宋才发教授系中央民族大学法学院首任院长、二级教授、中宏观察家,湖北省有突出贡献专家、国务院政府特殊津贴专家、国家民委首届有突出贡献专家,广西民族大学特聘“相思湖讲席教授”,贵州民族大学特聘教授、民族法学学科团队领衔人,博士生导师。
地方立法的基本程序及功能研究
宋才发
一、地方立法释义及其基本内含
地方法规名称及地方立法的历史嬗变。地方性法规名称通常就是地方性法规题目的称谓,也是对地方性法规内容的高度概括和凝练。地方性法规名称涉及立法的内容、功能、制度设计和立法边界等,是地方性法规文本的核心要素。严谨、规范而完备的地方性法规名称,必须做到结构完整、文字简洁、内涵准确。在2015年设区的市的立法权限确立之前,并没有形成地方立法较为完整、严谨的“法规名称”理论,相关法律也没有对地方立法文件的名称进行规范的、系统的规定。法规名称作为地方性法规的重要组成部分,对于该法规内在的系统性、此法规与其他法规之间的协调具有极为重要的意义。经过对地方立法实践的分析总结,笔者认为地方立法的“法规层级”抑或“法规体例”,可以概括为“条例”“实施办法”“规定”和“规则”四个基本类型。(1)条例。“条例”是依据当地实际情况对某一方面的具体事项,做出比较全面、系统性规定的地方性法规。(2)实施办法。“实施办法”是指地方立法机关依据某一法律规定制定的具体实施法规。
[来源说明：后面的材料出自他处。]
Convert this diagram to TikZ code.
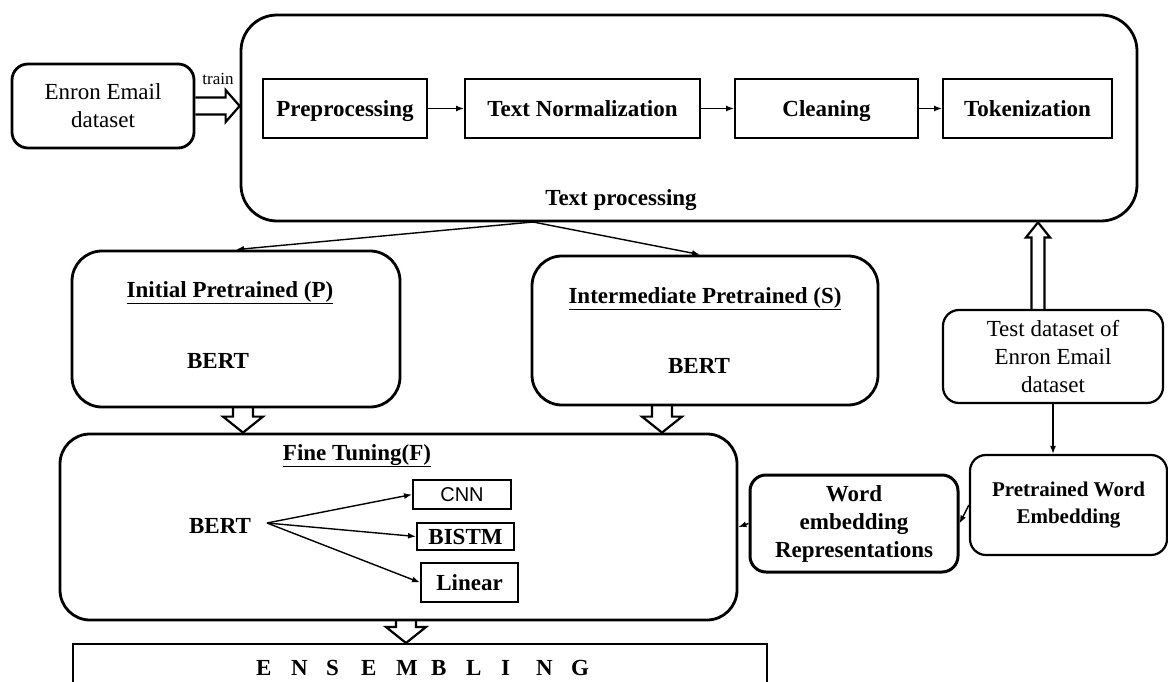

为了在本区域范围内全面贯彻实施国家有关法律法规,可以结合本行政区域范围内的实际情况,对该法律规定较为笼统、原则的内容,做出便于操作执行的、具体的、详细的规定。(3)规定。“规定”是指结合本区域范围内的实际情况,对某一方面的具体事项抑或某一方面的内容,做出局部抑或专项规定的地方性法规。(4)规则。“规则”是指适用于规范地方人大及其常委会的程序性活动的地方性法规[1]。中国特色社会主义法治体系中的法治理论,来源于人民群众生动的社会主义革命和社会主义建设实践,法治理论用于指导法治建设实践并接受实践的检验。新时代丰富多彩的社会主义现代化建设实践,引发了诸多意料不到的新情况、新问题的发生,迫切需要用法治理论对这些新情况、新问题做出科学的回应。因而应当加强对中国特色的社会主义现代化进程中,已经发生和存在的法律现象、法治建设实践做出科学阐释和理论总结,尤其要把地方法治实践的丰硕成果吸收到地方法规体系中来,用以强化法治理论对法治实践的引领力,促使地方立法实践活动实现规范化和常态化;为中国特色社会主义法治理论拓展新的发展空间,为中国特色社会主义现代化建设实践提供法治保障。我国地方立法是国家法律体系的重要组成部分,中央立法与地方立法之间的关系,就如同“车之两轮、鸟之两翼”缺一不可的关系。现行的法律体系是一个由中央立法体系与地方立法体系共存、互补的框架结构体系。这里所论及的“地方立法”是相对于“中央立法”而言的,指地方具有法定立法权限的地方国家权力机关和地方人民政府,结合本行政区域范围内的具体情况和实际需要,依据其担负的法定职责和程序规定,并且依照宪法、立法法和法律规定,自行制定、修改和废止地方性法规和地方政府规章的活动。1999年宪法修正案把“依法治国,建设社会主义法治国家”载入《中华人民共和国宪法》(以下简称《宪法》),确立了“依法治国方略”的宪法地位。《中华人民共和国立法法》(以下简称《立法法》),第72条、第75条赋予地方人大及其常委会地方立法权[2]。至此地方立法功能所依据的宪法和法律基础得以健全,立法实践活动逐渐实现规范化和常态化。自1978年党的十一届三中全会至今的这段历史时期,是我国立法工作实现全面繁荣发展的时期,学术理论界对于地方立法程序问题的研究愈来愈深刻,地方立法工作按照现有的程序规定进行规范运作,从而使地方立法活动更加合理、更加民主、更加科学。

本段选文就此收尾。